Graef asked the court to block Applied from defending itself unless it posted a $5 million surety bond. He cited Wisconsin law that requires unauthorized insurers to show financial responsibility before participating in court proceedings. Applied disagreed with his reading of the law but chose to post a $2.5 million bond anyway, just to move the case along. The bond cost the company $75,000.  

Once the case was dismissed and Applied came out on top, it asked the court to include the bond premium in the bill of costs—basically, to have Graef reimburse it. Graef pushed back, arguing the bond was only needed because of Applied’s alleged misconduct. 

But the circuit court didn’t see it that way, and neither did the Wisconsin Court of Appeals.
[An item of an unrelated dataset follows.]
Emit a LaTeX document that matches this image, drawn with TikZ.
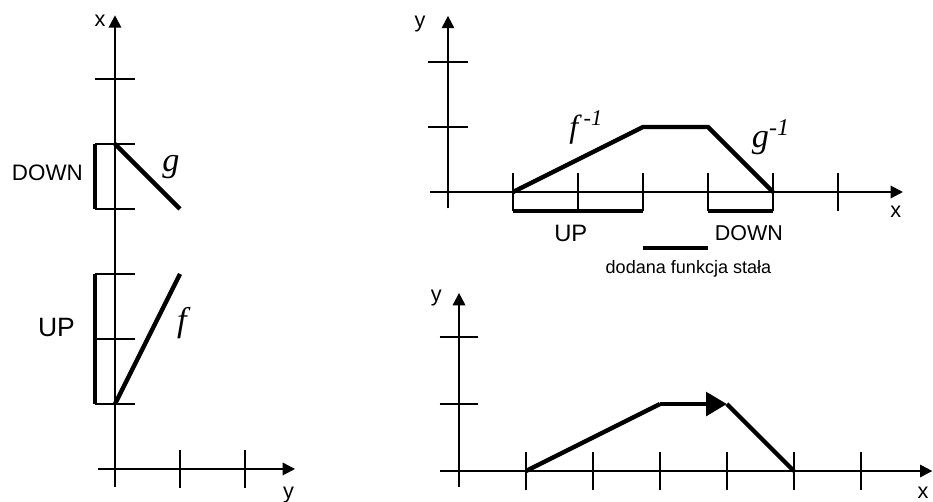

In its July 8 decision, the appeals court said Wisconsin law (specifically, sections 814.04 and 814.05) allows prevailing parties to recover costs they can prove were necessary - including lawful premiums for surety bonds. 

 What tipped the decision in Applied’s favor was a stipulation between both sides. The company agreed to post the bond, and the court said that without it, Applied wouldn’t have been able to continue defending the case. A default judgment was a real possibility. That made the bond cost “necessary,” and under Wisconsin law, necessary costs get reimbursed.  

The takeaway for insurers? Even when operating in gray areas like licensing disputes, the door isn’t closed on recovering litigation expenses - if the court sees those expenses as essential to getting your day in court.